Ever since zeroing in on the Vietnam War as the main period of my academic interests, my fascination with the 1968 Tet Offensive has grown tremendously. Enamored by everything from the battles to the effects the invasion had on the rest of war as well as memories of the Vietnam War, definitely motivated me to go to Vietnam a year ago last May.
As shown in the video above, the war reached the very heart of Hue. If you visit the city center today, there are no reminders of the war. No bullet riddled walls or burnt out buildings. Since the end of the war, the city emerged from the flames and exists as a pleasant example of the mixture of French, Chinese, and Vietnamese cultural influences that helped shape the modern nation of Vietnam. For instance, French colonial buildings – which are visible in the above video – are now the offices of the Communist Party and other government related agencies.

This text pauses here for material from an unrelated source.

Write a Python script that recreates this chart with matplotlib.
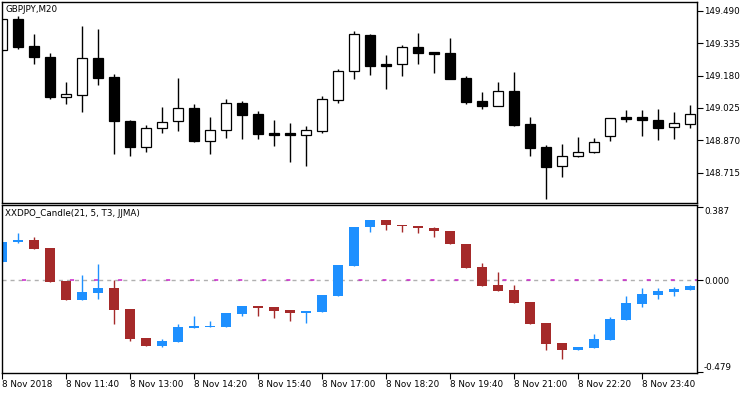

I spent a few days in Hue during my trip to Vietnam. As such, I got to see many of the reminders of the war. The bloody street fighting during Tet ’68 destroyed much of the city. Most of the structures surrounding the Citadel complex fell victim to American firepower and the close quarter fighting conducted by U.S. and South Vietnamese forces as they battled to reclaim the city from the Viet Cong. The VC occupied the Citadel – including the Imperial City located with the massive fortifications – believing that the South Vietnamese authorities would never allow the culturally significant site to fall victim to the wrath of American firepower. Yet after much arguing, Saigon allowed U.S. forces to assault the Citadel and Imperial City with tanks and airpower. After intense close quarter fighting, and the VC defeated, the Citadel complex lay in ruin. Although the Citadel suffered terribly, with most of the Imperial City obliterated by heavy weapons, the current government of Vietnam has restored a number of buildings. Nevertheless, the Citadel complex is full a lot of unintended green space and pockmarked walls.